Jean-François Braunstein a le mérite d’accumuler beaucoup d’exemples de nouveaux consentement aberrants aux thèses wokistes les plus extrêmes, jusqu’aux plus hautes autorités politiques ou académiques (il cite l’incroyable soumission de la Royal Society de Nouvelle Zélande cautionnant des thèses créationnistes pour des motifs strictement opportunistes) dans un contexte rappelant évidemment l’opposition de l’Eglise romaine aux avancées de la Science...
Moi qui ne connais rien à celle -ci, nul en maths mais peu fier de l’être (alors que devrais l’être au contraire selon celles et ceux qui estiment que l’exigence d’une réponse unique à un problème est une preuve de condescendance...), et qui défends les délires révélateurs de la poésie, je ne puis qu’être humilié par la stupidité des attaque visant la rationalité en tant que telle, la rigueur scientifique, le respect des preuves et la considération honnête du réel et des lois de la nature.
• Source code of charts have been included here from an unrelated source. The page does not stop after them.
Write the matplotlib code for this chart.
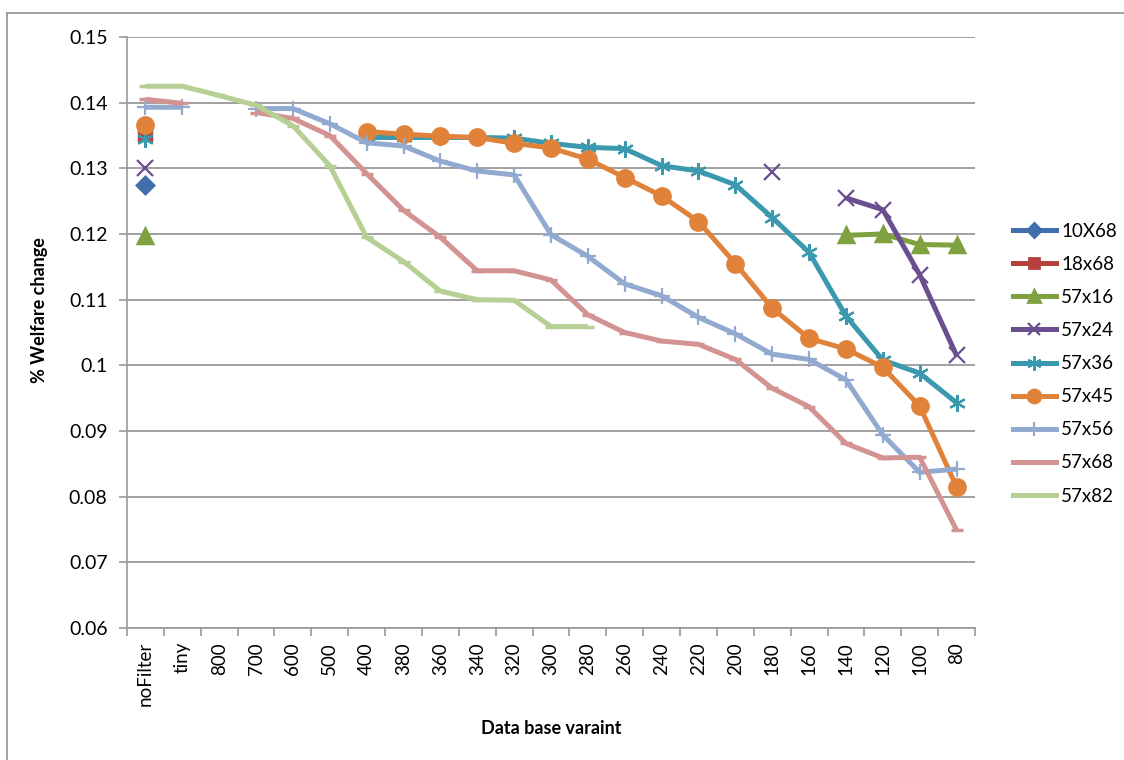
import numpy as np
import matplotlib.pyplot as plt
from matplotlib.lines import Line2D

nan = np.nan

# Categorías del eje x
categories = ['noFilter', 'tiny', '800', '700', '600', '500', '400', '380', '360',
              '340', '320', '300', '280', '260', '240', '220', '200', '180', '160',
              '140', '120', '100', '80']

# Series (nan = sin dato)
s10x68 = [0.1275] + [nan] * 22
s18x68 = [0.1353] + [nan] * 22
s57x16 = [0.1197] + [nan] * 18 + [0.1198, 0.1200, 0.1184, 0.1183]
s57x24 = [0.1301] + [nan] * 16 + [0.1295, nan, 0.1255, 0.1237, 0.1138, 0.1015]
s57x36 = [0.1345, nan, nan, nan, nan, nan, 0.1347, 0.1347, 0.1347, 0.1347, 0.1346,
          0.1338, 0.1332, 0.1330, 0.1304, 0.1296, 0.1275, 0.1225, 0.1172, 0.1075,
          0.1008, 0.0988, 0.0943]
s57x45 = [0.1366, nan, nan, nan, nan, nan, 0.1356, 0.1352, 0.1349, 0.1347, 0.1338,
          0.1331, 0.1314, 0.1286, 0.1258, 0.1219, 0.1155, 0.1087, 0.1041, 0.1025,
          0.0997, 0.0938, 0.0815]
s57x56 = [0.1393, 0.1393, nan, 0.1391, 0.1391, 0.1368, 0.1339, 0.1334, 0.1311, 0.1296,
          0.1290, 0.1199, 0.1166, 0.1124, 0.1106, 0.1073, 0.1048, 0.1017, 0.1009,
          0.0978, 0.0894, 0.0837, 0.0842]
s57x68 = [0.1405, 0.1399, nan, 0.1385, 0.1376, 0.1350, 0.1292, 0.1236, 0.1195, 0.1144,
          0.1144, 0.1130, 0.1077, 0.1050, 0.1037, 0.1032, 0.1009, 0.0965, 0.0937,
          0.0881, 0.0859, 0.0860, 0.0749]
s57x82 = [0.1425, 0.1425, 0.1411, 0.1396, 0.1365, 0.1304, 0.1195, 0.1158, 0.1113,
          0.1100, 0.1099, 0.1059, 0.1059] + [nan] * 10

series = [
    ('10X68', s10x68, '#3F6EAA', 'D', 8.5),
    ('18x68', s18x68, '#B5413E', 's', 8.5),
    ('57x16', s57x16, '#7FA13F', '^', 10.5),
    ('57x24', s57x24, '#6A4E8E', 'x', 11),
    ('57x36', s57x36, '#3A99AF', (6, 2, 0), 12),
    ('57x45', s57x45, '#E0823A', 'o', 11),
    ('57x56', s57x56, '#92A9D0', '+', 12),
    ('57x68', s57x68, '#D49393', '_', 9),
    ('57x82', s57x82, '#B6CF94', '_', 9),
]

plt.rcParams['font.family'] = ['Lato', 'DejaVu Sans']

fig = plt.figure(figsize=(11.24, 7.6), dpi=100)
ax = fig.add_axes([127 / 1124, 1 - 628 / 760, 848 / 1124, 591 / 760])

x = np.arange(len(categories))
for name, vals, col, mk, ms in series:
    ax.plot(x, vals, color=col, lw=3.6, marker=mk, markersize=ms,
            markeredgewidth=1.6 if mk in ('x', '+', (6, 2, 0)) else 2.5,
            markeredgecolor=col, markerfacecolor=col, label=name,
            solid_capstyle='butt')

ax.set_xlim(-0.5, len(categories) - 0.5)
ax.set_ylim(0.06, 0.15)
ax.set_yticks(np.arange(0.06, 0.1501, 0.01))
ax.set_yticklabels(['0.06', '0.07', '0.08', '0.09', '0.1', '0.11', '0.12',
                    '0.13', '0.14', '0.15'], fontsize=14)
ax.set_xticks(x)
ax.set_xticklabels(categories, rotation=90, fontsize=13.5)
ax.set_xticks(np.arange(-0.5, len(categories), 1), minor=True)
ax.tick_params(axis='x', which='major', length=0, pad=10)
ax.tick_params(axis='x', which='minor', length=6, color='#999999', width=1.2)
ax.tick_params(axis='y', length=6, color='#999999', width=1.2, pad=8)

ax.grid(axis='y', color='#999999', lw=1.3)
ax.set_axisbelow(True)
for s in ['top', 'right']:
    ax.spines[s].set_visible(False)
for s in ['left', 'bottom']:
    ax.spines[s].set_color('#999999')
    ax.spines[s].set_linewidth(1.2)

fig.text(40 / 1124, 1 - 310 / 760, '% Welfare change', fontsize=13,
         fontweight='bold', rotation=90, ha='center', va='center')
fig.text(551 / 1124, 1 - 728 / 760, 'Data base varaint', fontsize=13,
         fontweight='bold', ha='center', va='center')

handles = []
for name, vals, col, mk, ms in series:
    handles.append(Line2D([], [], color=col, lw=3.6, marker=mk,
                          markersize=ms * 0.85, markerfacecolor=col,
                          markeredgecolor=col, label=name,
                          markeredgewidth=1.6 if mk in ('x', '+', (6, 2, 0)) else 2))
fig.legend(handles=handles, loc='upper left', bbox_to_anchor=(1007 / 1124, 1 - 217 / 760),
           bbox_transform=fig.transFigure, frameon=False, fontsize=13.5,
           handlelength=2.3, labelspacing=0.86, handletextpad=0.3,
           borderaxespad=0, borderpad=0.3)

# Borde del área del gráfico
fig.add_artist(Line2D([7 / 1124, 1], [1 - 13 / 760, 1 - 13 / 760],
                      color='#999999', lw=1.3))
fig.add_artist(Line2D([7 / 1124, 7 / 1124], [0, 1 - 13 / 760],
                      color='#999999', lw=1.3))

fig.savefig('out.png', dpi=100)
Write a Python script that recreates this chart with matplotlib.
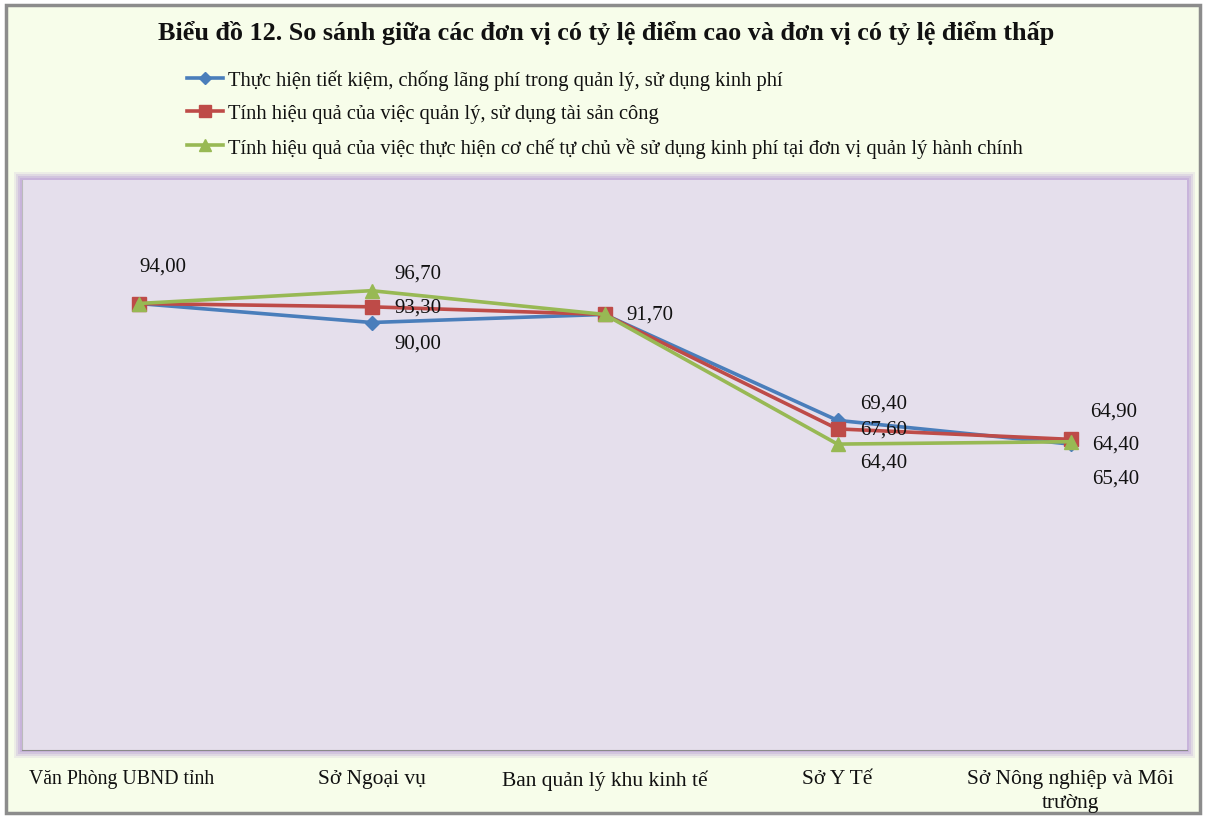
import matplotlib
matplotlib.use("Agg")
import matplotlib.pyplot as plt
import matplotlib.transforms as mtransforms
from matplotlib.patches import Rectangle
from matplotlib.lines import Line2D

categories = ["Văn Phòng UBND tỉnh", "Sở Ngoại vụ", "Ban quản lý khu kinh tế",
              "Sở Y Tế", "Sở Nông nghiệp và Môi\ntrường"]
series_names = [
    "Thực hiện tiết kiệm, chống lãng phí trong quản lý, sử dụng kinh phí",
    "Tính hiệu quả của việc quản lý, sử dụng tài sản công",
    "Tính hiệu quả của việc thực hiện cơ chế tự chủ về sử dụng kinh phí tại đơn vị quản lý hành chính",
]
s1 = [94.0, 90.0, 91.7, 69.4, 64.4]
s2 = [94.0, 93.3, 91.7, 67.6, 65.4]
s3 = [94.0, 96.7, 91.7, 64.4, 64.9]
title = "Biểu đồ 12. So sánh giữa các đơn vị có tỷ lệ điểm cao và đơn vị có tỷ lệ điểm thấp"

colors = ["#4A7EBB", "#BE4B48", "#98B954"]
markers = ["D", "s", "^"]
msizes = [7.5, 10.5, 10.5]

plt.rcParams['font.family'] = ['Liberation Serif', 'DejaVu Serif']

W, H = 1207, 820
fig = plt.figure(figsize=(W/100, H/100), dpi=100, facecolor="white")

# outer frame
fig.patches.append(Rectangle((6/W, 6/H), (1200-6)/W, (814-6)/H, transform=fig.transFigure,
                             facecolor="#F7FDEA", edgecolor="#8C8C8C", linewidth=2.5, zorder=-3))

ax_l, ax_r, ax_t, ax_b = 22, 1187, 181, 751
# glow around plot area
for i, a in enumerate([0.2, 0.3, 0.45, 0.7]):
    pad = 8 - i*2
    fig.patches.append(Rectangle(((ax_l-pad)/W, 1-(ax_b+pad)/H), (ax_r-ax_l+2*pad)/W, (ax_b-ax_t+2*pad)/H,
                                 transform=fig.transFigure, facecolor="#C4AEDA", alpha=a,
                                 edgecolor="none", zorder=-2))

ax = fig.add_axes([ax_l/W, 1-ax_b/H, (ax_r-ax_l)/W, (ax_b-ax_t)/H])
ax.set_zorder(1)
ax.set_facecolor("#E5DFEC")
for sp in ax.spines.values():
    sp.set_visible(False)
ax.spines['bottom'].set_visible(True)
ax.spines['bottom'].set_color("#8A8A8A")
ax.spines['left'].set_visible(True)
ax.spines['left'].set_color("#BBBBBB")

x = list(range(len(categories)))
data = [s1, s2, s3]
for d, c, m, ms in zip(data, colors, markers, msizes):
    ax.plot(x, d, color=c, lw=2.6, marker=m, markersize=ms, markerfacecolor=c, markeredgecolor=c)

ax.set_xlim(-0.5, len(categories)-0.5)
ax.set_ylim(0, 120)
ax.set_yticks([])
ax.set_xticks(x)
ax.set_xticklabels(categories, fontsize=15.5, color="#111111", linespacing=1.3)
ax.tick_params(axis='x', length=0, pad=14)
# first label is set tighter and sits a bit left of its category in the reference
first = ax.get_xticklabels()[0]
first.set_fontsize(14.2)
first.set_transform(first.get_transform() + mtransforms.ScaledTranslation(-0.17, 0, fig.dpi_scale_trans))

def fmt(v):
    return f"{v:.2f}".replace(".", ",")

# label offsets in pixels (dx, dy) per series per point
offsets = [
    [None, (46, -21), (45, 0), (46, 17), (45, 0)],
    [None, (46, 0), None, (46, 0), (45, -39)],
    [(24, 37), (46, 18), None, (46, -18), (43, 31)],
]
for d, offs in zip(data, offsets):
    for xi, (v, o) in enumerate(zip(d, offs)):
        if o is None:
            continue
        ax.annotate(fmt(v), (xi, v), xytext=o, textcoords="offset pixels",
                    ha="center", va="center", fontsize=15, color="#111111")

fig.text(606/W, 1-33/H, title, ha="center", va="center", fontsize=18.8, fontweight="bold", color="#111111")

handles = [Line2D([0], [0], color=c, lw=2.6, marker=m, markersize=ms*0.85, markerfacecolor=c, markeredgecolor=c)
           for c, m, ms in zip(colors, markers, msizes)]
leg = fig.legend(handles, series_names, loc="upper left", bbox_to_anchor=(177/W, 1-60/H),
                 frameon=False, fontsize=14.8, handlelength=1.75, handletextpad=0.25,
                 labelspacing=0.68, borderpad=0)
for t in leg.get_texts():
    t.set_color("#111111")

fig.savefig("out.png", dpi=100, facecolor="white")
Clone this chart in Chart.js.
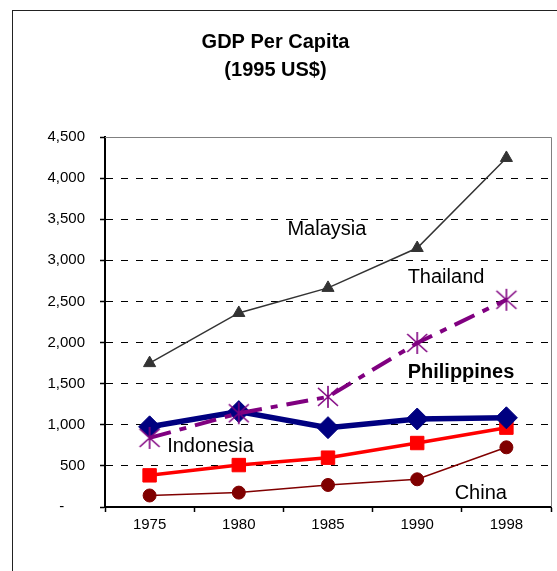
<!DOCTYPE html>
<html>
<head>
<meta charset="utf-8">
<title>GDP Per Capita</title>
<script src="https://cdn.jsdelivr.net/npm/chart.js@4/dist/chart.umd.min.js"></script>
<style>
  html, body { margin: 0; padding: 0; background: #fff; overflow: hidden; }
  #frame {
    position: absolute; left: 12px; top: 10px; width: 700px; height: 700px;
    border: 1.5px solid #222; box-sizing: border-box;
  }
  #gdpChart { position: absolute; left: 0; top: 0; }
</style>
</head>
<body>
<div id="frame"></div>
<canvas id="gdpChart" width="557" height="571"></canvas>
<script>
// Years on the x axis
const years = ['1975', '1980', '1985', '1990', '1998'];

// GDP per capita, 1995 US$
const malaysia    = [1750, 2360, 2665, 3150, 4245];
const thailand    = [840, 1140, 1340, 1995, 2520];
const philippines = [975, 1160, 965, 1070, 1085];
const indonesia   = [385, 510, 600, 778, 965];
const china       = [140, 175, 268, 337, 726];

// y axis range and step
const yMin = 0, yMax = 4500, yStep = 500;

// Series names written inside the plot (x = category index, y = value)
const seriesNotes = [
  { text: 'Malaysia',    x: 1.545, y: 3370, bold: false },
  { text: 'Thailand',    x: 2.893, y: 2797, bold: false },
  { text: 'Philippines', x: 2.893, y: 1630, bold: true },
  { text: 'Indonesia',   x: 0.197, y: 742,  bold: false },
  { text: 'China',       x: 3.42,  y: 170,  bold: false }
];

// Asterisk marker (X with a vertical bar)
function makeStar(color) {
  const c = document.createElement('canvas');
  c.width = 24; c.height = 24;
  const g = c.getContext('2d');
  g.strokeStyle = color;
  g.lineWidth = 1.6;
  g.beginPath();
  g.moveTo(2, 3); g.lineTo(22, 21);
  g.moveTo(2, 21); g.lineTo(22, 3);
  g.moveTo(12, 1); g.lineTo(12, 23);
  g.stroke();
  return c;
}

// Plot area frame plus the text notes
const plotDecor = {
  id: 'plotDecor',
  beforeDatasetsDraw(chart) {
    const { ctx, chartArea: a } = chart;
    ctx.save();
    ctx.strokeStyle = '#808080';
    ctx.lineWidth = 1;
    ctx.beginPath();
    ctx.moveTo(a.left, Math.round(a.top) + 0.5);
    ctx.lineTo(Math.round(a.right) + 0.5, Math.round(a.top) + 0.5);
    ctx.lineTo(Math.round(a.right) + 0.5, a.bottom);
    ctx.stroke();
    ctx.restore();
  },
  afterDatasetsDraw(chart) {
    const { ctx, scales } = chart;
    ctx.save();
    ctx.fillStyle = '#000';
    ctx.textAlign = 'left';
    ctx.textBaseline = 'middle';
    seriesNotes.forEach(n => {
      ctx.font = (n.bold ? 'bold ' : '') + '20px Arial, "Liberation Sans", sans-serif';
      ctx.fillText(n.text, scales.x.getPixelForValue(n.x), scales.y.getPixelForValue(n.y));
    });
    ctx.restore();
  }
};

const tickFont = { family: 'Arial, "Liberation Sans", sans-serif', size: 15 };

new Chart(document.getElementById('gdpChart'), {
  type: 'line',
  data: {
    labels: years,
    datasets: [
      {
        label: 'Malaysia',
        data: malaysia,
        borderColor: '#333333',
        backgroundColor: '#333333',
        borderWidth: 1.5,
        pointStyle: 'triangle',
        pointRadius: 7,
        pointBorderWidth: 1
      },
      {
        label: 'Thailand',
        data: thailand,
        borderColor: '#800080',
        backgroundColor: '#800080',
        borderWidth: 4,
        borderDash: [22, 9, 7, 9],
        pointStyle: makeStar('#800080'),
        pointRadius: 11
      },
      {
        label: 'Philippines',
        data: philippines,
        borderColor: '#000080',
        backgroundColor: '#000080',
        borderWidth: 5.5,
        pointStyle: 'rectRot',
        pointRadius: 11,
        pointBorderWidth: 1
      },
      {
        label: 'Indonesia',
        data: indonesia,
        borderColor: '#ff0000',
        backgroundColor: '#ff0000',
        borderWidth: 3.5,
        pointStyle: 'rect',
        pointRadius: 9.5,
        pointBorderWidth: 1
      },
      {
        label: 'China',
        data: china,
        borderColor: '#800000',
        backgroundColor: '#800000',
        borderWidth: 1.5,
        pointStyle: 'circle',
        pointRadius: 6.5,
        pointBorderWidth: 1
      }
    ]
  },
  options: {
    responsive: false,
    animation: false,
    layout: { autoPadding: false, padding: { left: 0, right: 6, top: 0, bottom: 0 } },
    elements: { line: { tension: 0 } },
    plugins: {
      legend: { display: false },
      tooltip: { enabled: false },
      title: {
        display: true,
        text: ['GDP Per Capita', '(1995 US$)'],
        color: '#000',
        font: { family: 'Arial, "Liberation Sans", sans-serif', size: 20, weight: 'bold', lineHeight: 1.4 },
        padding: { top: 28, bottom: 53 }
      }
    },
    scales: {
      x: {
        offset: true,
        afterFit: s => { s.height = 64; },
        grid: {
          offset: true,
          drawOnChartArea: false,
          tickLength: 5,
          tickColor: '#000',
          tickWidth: 1.5
        },
        border: { color: '#000', width: 2 },
        ticks: { color: '#000', font: tickFont, padding: 4, maxRotation: 0 }
      },
      y: {
        min: yMin,
        max: yMax,
        afterFit: s => { s.width = 105; },
        grid: {
          color: c => (c.tick && (c.tick.value === yMin || c.tick.value === yMax)) ? 'rgba(0,0,0,0)' : '#000',
          lineWidth: 1,
          tickLength: 5,
          tickColor: '#000',
          tickWidth: 1.5,
          tickBorderDash: []
        },
        border: { color: '#000', width: 2, dash: [7, 8] },
        ticks: {
          stepSize: yStep,
          color: '#000',
          font: tickFont,
          padding: 15,
          callback: v => v === 0 ? '-     ' : v.toLocaleString('en-US')
        }
      }
    }
  },
  plugins: [plotDecor]
});
</script>
</body>
</html>
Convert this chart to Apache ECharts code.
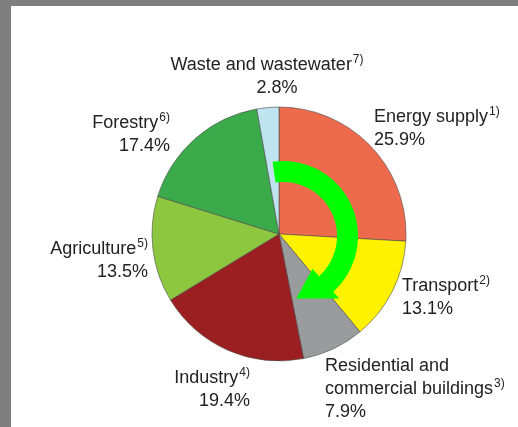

J’ai quelques réserves par rapport au terme de religion appliqué au wokisme par Braunstein, mais c’est grâce à celui-ci que nous apprenons que la notion a été introduite par le prof de linguistique John McWorther, un de ces Noirs opposés au wokisme dans l’antiracisme aveugle duquel ils voient une menace d’infantilisation des Blacks. Titre du dernier ouvrage de McWorther: Le racisme woke. Comment une nouvelle religion a trahi l’Amérique noire...
Pour détendre l’atmosphère, je me suis amusé à lire aussi les textes, où la débilité démagogique jouxte des arguments tout à fait recevables, du recueil très militant intitulé Bienvenue au Wokistan, ou l’on trouve notamment l’injonction d’une certaine Pauline Harmange, qualifiée de globe-trotteuse des masculinités fragiles (sic), à détester les hommes en leur opposant la plus totale misandrie.
Toute prête à considérer désormais les hommes comme un groupe homogène ou une classe sociale, elle y va de son appel à l’épuration de cette infâme créature qu'est l'homme selon elle.
« Rien, rien ne vous est dû ! », nous balance-t-elle sans une once d'humour, « il va falloir commencer à mériter »... et ce que je me demande alors, c'est si nos amies féministes ont vraiment mérité d'être représentées par une idiote sexiste de cet acabit ?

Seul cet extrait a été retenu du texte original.